- TASK DETAILS
Transcribe everything in the data word for word. Pictures are left out.

- DATA EXTRACT

========

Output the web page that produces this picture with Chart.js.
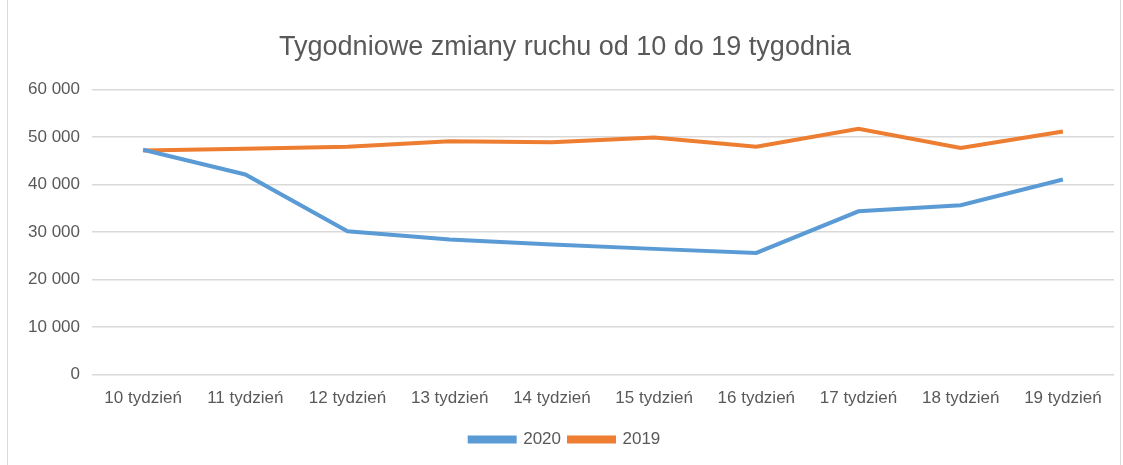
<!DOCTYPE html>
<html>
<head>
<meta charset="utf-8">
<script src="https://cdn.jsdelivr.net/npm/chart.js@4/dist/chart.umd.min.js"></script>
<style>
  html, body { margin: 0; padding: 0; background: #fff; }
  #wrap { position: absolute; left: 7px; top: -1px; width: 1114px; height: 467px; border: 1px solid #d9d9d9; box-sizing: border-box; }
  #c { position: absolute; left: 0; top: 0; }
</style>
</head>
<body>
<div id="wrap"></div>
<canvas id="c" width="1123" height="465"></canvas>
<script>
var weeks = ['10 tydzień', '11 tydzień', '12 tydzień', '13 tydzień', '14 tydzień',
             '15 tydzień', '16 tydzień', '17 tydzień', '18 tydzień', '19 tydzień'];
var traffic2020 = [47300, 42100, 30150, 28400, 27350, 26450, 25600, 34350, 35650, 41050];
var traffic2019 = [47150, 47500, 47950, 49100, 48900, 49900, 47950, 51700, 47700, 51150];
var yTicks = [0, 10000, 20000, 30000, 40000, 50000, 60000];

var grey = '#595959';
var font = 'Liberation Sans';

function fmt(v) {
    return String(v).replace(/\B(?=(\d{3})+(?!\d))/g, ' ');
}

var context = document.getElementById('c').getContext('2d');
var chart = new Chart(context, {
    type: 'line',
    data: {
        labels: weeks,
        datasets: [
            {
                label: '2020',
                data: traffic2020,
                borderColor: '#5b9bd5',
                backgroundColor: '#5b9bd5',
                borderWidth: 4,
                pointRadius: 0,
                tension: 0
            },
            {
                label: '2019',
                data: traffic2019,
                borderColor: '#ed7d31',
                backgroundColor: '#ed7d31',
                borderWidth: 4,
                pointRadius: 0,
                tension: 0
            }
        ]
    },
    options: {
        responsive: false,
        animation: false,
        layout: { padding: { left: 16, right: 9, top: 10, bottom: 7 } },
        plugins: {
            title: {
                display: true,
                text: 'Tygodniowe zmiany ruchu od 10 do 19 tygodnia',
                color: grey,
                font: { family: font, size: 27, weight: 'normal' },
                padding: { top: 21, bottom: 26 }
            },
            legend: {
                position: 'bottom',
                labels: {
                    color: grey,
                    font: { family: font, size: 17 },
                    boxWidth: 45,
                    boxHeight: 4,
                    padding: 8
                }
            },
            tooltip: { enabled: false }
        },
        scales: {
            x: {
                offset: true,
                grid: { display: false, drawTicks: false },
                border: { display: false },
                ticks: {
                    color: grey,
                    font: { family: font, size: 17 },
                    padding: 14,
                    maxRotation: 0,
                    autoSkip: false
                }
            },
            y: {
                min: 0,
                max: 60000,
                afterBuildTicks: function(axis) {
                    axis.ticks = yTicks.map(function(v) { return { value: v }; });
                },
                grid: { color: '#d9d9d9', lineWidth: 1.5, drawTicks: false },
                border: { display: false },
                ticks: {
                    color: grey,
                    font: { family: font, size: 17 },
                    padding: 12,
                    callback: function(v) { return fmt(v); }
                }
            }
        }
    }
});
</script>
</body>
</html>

========

- FINISHED ANSWER
Output the web page that produces this picture with Chart.js.
<!DOCTYPE html>
<html>
<head>
<meta charset="utf-8">
<script src="https://cdn.jsdelivr.net/npm/chart.js@4/dist/chart.umd.min.js"></script>
<style>
  html, body { margin: 0; padding: 0; background: #fff; }
  #wrap { position: absolute; left: 7px; top: -1px; width: 1114px; height: 467px; border: 1px solid #d9d9d9; box-sizing: border-box; }
  #c { position: absolute; left: 0; top: 0; }
</style>
</head>
<body>
<div id="wrap"></div>
<canvas id="c" width="1123" height="465"></canvas>
<script>
var weeks = ['10 tydzień', '11 tydzień', '12 tydzień', '13 tydzień', '14 tydzień',
             '15 tydzień', '16 tydzień', '17 tydzień', '18 tydzień', '19 tydzień'];
var traffic2020 = [47300, 42100, 30150, 28400, 27350, 26450, 25600, 34350, 35650, 41050];
var traffic2019 = [47150, 47500, 47950, 49100, 48900, 49900, 47950, 51700, 47700, 51150];
var yTicks = [0, 10000, 20000, 30000, 40000, 50000, 60000];

var grey = '#595959';
var font = 'Liberation Sans';

function fmt(v) {
    return String(v).replace(/\B(?=(\d{3})+(?!\d))/g, ' ');
}

var context = document.getElementById('c').getContext('2d');
var chart = new Chart(context, {
    type: 'line',
    data: {
        labels: weeks,
        datasets: [
            {
                label: '2020',
                data: traffic2020,
                borderColor: '#5b9bd5',
                backgroundColor: '#5b9bd5',
                borderWidth: 4,
                pointRadius: 0,
                tension: 0
            },
            {
                label: '2019',
                data: traffic2019,
                borderColor: '#ed7d31',
                backgroundColor: '#ed7d31',
                borderWidth: 4,
                pointRadius: 0,
                tension: 0
            }
        ]
    },
    options: {
        responsive: false,
        animation: false,
        layout: { padding: { left: 16, right: 9, top: 10, bottom: 7 } },
        plugins: {
            title: {
                display: true,
                text: 'Tygodniowe zmiany ruchu od 10 do 19 tygodnia',
                color: grey,
                font: { family: font, size: 27, weight: 'normal' },
                padding: { top: 21, bottom: 26 }
            },
            legend: {
                position: 'bottom',
                labels: {
                    color: grey,
                    font: { family: font, size: 17 },
                    boxWidth: 45,
                    boxHeight: 4,
                    padding: 8
                }
            },
            tooltip: { enabled: false }
        },
        scales: {
            x: {
                offset: true,
                grid: { display: false, drawTicks: false },
                border: { display: false },
                ticks: {
                    color: grey,
                    font: { family: font, size: 17 },
                    padding: 14,
                    maxRotation: 0,
                    autoSkip: false
                }
            },
            y: {
                min: 0,
                max: 60000,
                afterBuildTicks: function(axis) {
                    axis.ticks = yTicks.map(function(v) { return { value: v }; });
                },
                grid: { color: '#d9d9d9', lineWidth: 1.5, drawTicks: false },
                border: { display: false },
                ticks: {
                    color: grey,
                    font: { family: font, size: 17 },
                    padding: 12,
                    callback: function(v) { return fmt(v); }
                }
            }
        }
    }
});
</script>
</body>
</html>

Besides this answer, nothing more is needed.